▶ **Exercise brief**
Give an exact copy of every line, leaving images out.

▶ **Raw data**
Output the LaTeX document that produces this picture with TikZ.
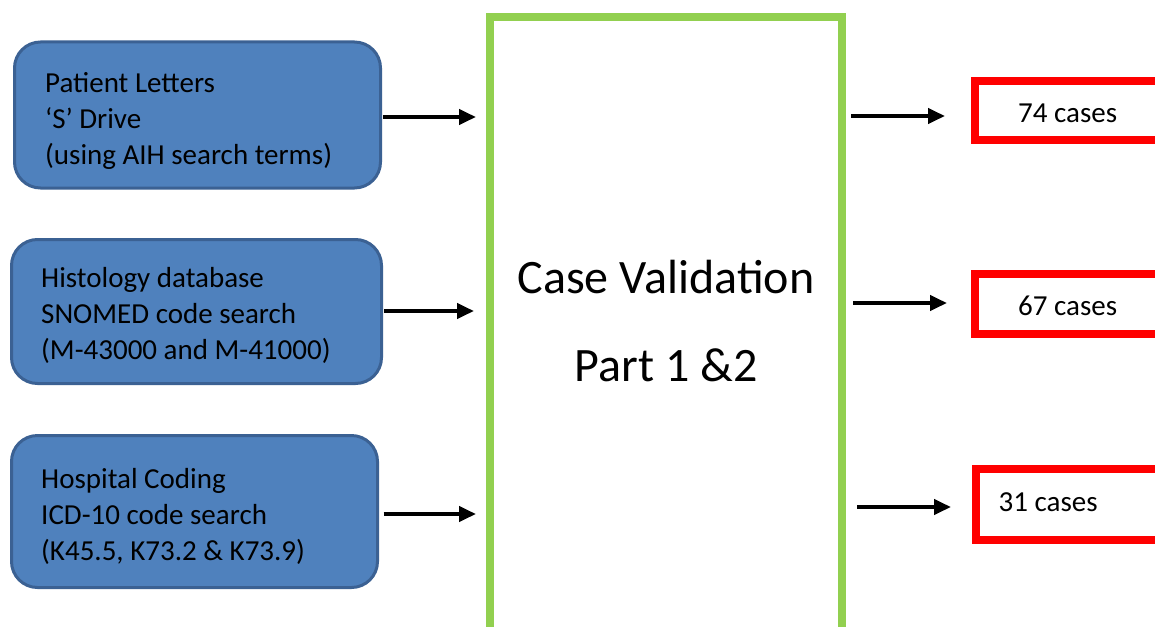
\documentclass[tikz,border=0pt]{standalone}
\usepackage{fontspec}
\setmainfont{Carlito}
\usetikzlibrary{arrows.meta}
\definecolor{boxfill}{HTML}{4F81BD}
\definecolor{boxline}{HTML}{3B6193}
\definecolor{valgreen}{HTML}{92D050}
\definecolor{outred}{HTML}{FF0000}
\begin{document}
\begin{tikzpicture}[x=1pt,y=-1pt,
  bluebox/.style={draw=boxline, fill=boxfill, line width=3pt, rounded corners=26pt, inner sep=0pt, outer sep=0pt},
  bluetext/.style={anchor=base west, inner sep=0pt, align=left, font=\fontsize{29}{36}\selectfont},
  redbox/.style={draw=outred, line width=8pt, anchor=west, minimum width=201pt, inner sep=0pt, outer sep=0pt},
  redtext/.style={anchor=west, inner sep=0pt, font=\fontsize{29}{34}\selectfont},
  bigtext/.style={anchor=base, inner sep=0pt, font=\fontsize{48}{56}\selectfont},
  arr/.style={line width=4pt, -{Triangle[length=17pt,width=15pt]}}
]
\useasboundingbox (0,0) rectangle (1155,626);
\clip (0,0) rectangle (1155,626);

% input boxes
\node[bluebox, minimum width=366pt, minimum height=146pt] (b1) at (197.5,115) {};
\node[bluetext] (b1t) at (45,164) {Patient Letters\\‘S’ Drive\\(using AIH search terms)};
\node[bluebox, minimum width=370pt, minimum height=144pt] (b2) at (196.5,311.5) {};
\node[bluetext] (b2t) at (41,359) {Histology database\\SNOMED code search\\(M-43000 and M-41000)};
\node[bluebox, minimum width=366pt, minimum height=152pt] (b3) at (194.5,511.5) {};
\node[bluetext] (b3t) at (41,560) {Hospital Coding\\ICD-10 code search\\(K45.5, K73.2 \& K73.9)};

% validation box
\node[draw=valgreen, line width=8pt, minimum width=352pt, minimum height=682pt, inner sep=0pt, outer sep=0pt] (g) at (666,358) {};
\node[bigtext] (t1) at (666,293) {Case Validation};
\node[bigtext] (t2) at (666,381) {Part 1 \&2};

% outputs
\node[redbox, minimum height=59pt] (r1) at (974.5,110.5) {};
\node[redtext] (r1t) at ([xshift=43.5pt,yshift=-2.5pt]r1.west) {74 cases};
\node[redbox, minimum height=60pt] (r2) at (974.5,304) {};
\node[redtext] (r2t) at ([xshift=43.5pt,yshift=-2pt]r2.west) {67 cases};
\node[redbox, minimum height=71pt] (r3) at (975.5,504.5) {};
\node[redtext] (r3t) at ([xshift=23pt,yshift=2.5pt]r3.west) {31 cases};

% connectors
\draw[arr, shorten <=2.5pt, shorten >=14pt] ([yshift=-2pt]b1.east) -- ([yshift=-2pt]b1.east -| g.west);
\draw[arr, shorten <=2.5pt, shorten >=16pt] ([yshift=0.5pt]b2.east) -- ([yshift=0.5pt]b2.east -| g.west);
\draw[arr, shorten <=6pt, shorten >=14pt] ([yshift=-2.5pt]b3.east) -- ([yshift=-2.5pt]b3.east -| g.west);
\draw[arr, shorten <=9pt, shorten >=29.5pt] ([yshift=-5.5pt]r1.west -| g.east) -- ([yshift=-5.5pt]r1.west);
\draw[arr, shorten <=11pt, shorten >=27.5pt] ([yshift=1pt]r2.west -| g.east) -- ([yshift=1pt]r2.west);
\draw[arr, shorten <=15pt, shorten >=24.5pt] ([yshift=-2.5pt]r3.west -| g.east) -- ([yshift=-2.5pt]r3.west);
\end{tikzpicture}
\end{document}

▶ **Full output**
Output the LaTeX document that produces this picture with TikZ.
\documentclass[tikz,border=0pt]{standalone}
\usepackage{fontspec}
\setmainfont{Carlito}
\usetikzlibrary{arrows.meta}
\definecolor{boxfill}{HTML}{4F81BD}
\definecolor{boxline}{HTML}{3B6193}
\definecolor{valgreen}{HTML}{92D050}
\definecolor{outred}{HTML}{FF0000}
\begin{document}
\begin{tikzpicture}[x=1pt,y=-1pt,
  bluebox/.style={draw=boxline, fill=boxfill, line width=3pt, rounded corners=26pt, inner sep=0pt, outer sep=0pt},
  bluetext/.style={anchor=base west, inner sep=0pt, align=left, font=\fontsize{29}{36}\selectfont},
  redbox/.style={draw=outred, line width=8pt, anchor=west, minimum width=201pt, inner sep=0pt, outer sep=0pt},
  redtext/.style={anchor=west, inner sep=0pt, font=\fontsize{29}{34}\selectfont},
  bigtext/.style={anchor=base, inner sep=0pt, font=\fontsize{48}{56}\selectfont},
  arr/.style={line width=4pt, -{Triangle[length=17pt,width=15pt]}}
]
\useasboundingbox (0,0) rectangle (1155,626);
\clip (0,0) rectangle (1155,626);

% input boxes
\node[bluebox, minimum width=366pt, minimum height=146pt] (b1) at (197.5,115) {};
\node[bluetext] (b1t) at (45,164) {Patient Letters\\‘S’ Drive\\(using AIH search terms)};
\node[bluebox, minimum width=370pt, minimum height=144pt] (b2) at (196.5,311.5) {};
\node[bluetext] (b2t) at (41,359) {Histology database\\SNOMED code search\\(M-43000 and M-41000)};
\node[bluebox, minimum width=366pt, minimum height=152pt] (b3) at (194.5,511.5) {};
\node[bluetext] (b3t) at (41,560) {Hospital Coding\\ICD-10 code search\\(K45.5, K73.2 \& K73.9)};

% validation box
\node[draw=valgreen, line width=8pt, minimum width=352pt, minimum height=682pt, inner sep=0pt, outer sep=0pt] (g) at (666,358) {};
\node[bigtext] (t1) at (666,293) {Case Validation};
\node[bigtext] (t2) at (666,381) {Part 1 \&2};

% outputs
\node[redbox, minimum height=59pt] (r1) at (974.5,110.5) {};
\node[redtext] (r1t) at ([xshift=43.5pt,yshift=-2.5pt]r1.west) {74 cases};
\node[redbox, minimum height=60pt] (r2) at (974.5,304) {};
\node[redtext] (r2t) at ([xshift=43.5pt,yshift=-2pt]r2.west) {67 cases};
\node[redbox, minimum height=71pt] (r3) at (975.5,504.5) {};
\node[redtext] (r3t) at ([xshift=23pt,yshift=2.5pt]r3.west) {31 cases};

% connectors
\draw[arr, shorten <=2.5pt, shorten >=14pt] ([yshift=-2pt]b1.east) -- ([yshift=-2pt]b1.east -| g.west);
\draw[arr, shorten <=2.5pt, shorten >=16pt] ([yshift=0.5pt]b2.east) -- ([yshift=0.5pt]b2.east -| g.west);
\draw[arr, shorten <=6pt, shorten >=14pt] ([yshift=-2.5pt]b3.east) -- ([yshift=-2.5pt]b3.east -| g.west);
\draw[arr, shorten <=9pt, shorten >=29.5pt] ([yshift=-5.5pt]r1.west -| g.east) -- ([yshift=-5.5pt]r1.west);
\draw[arr, shorten <=11pt, shorten >=27.5pt] ([yshift=1pt]r2.west -| g.east) -- ([yshift=1pt]r2.west);
\draw[arr, shorten <=15pt, shorten >=24.5pt] ([yshift=-2.5pt]r3.west -| g.east) -- ([yshift=-2.5pt]r3.west);
\end{tikzpicture}
\end{document}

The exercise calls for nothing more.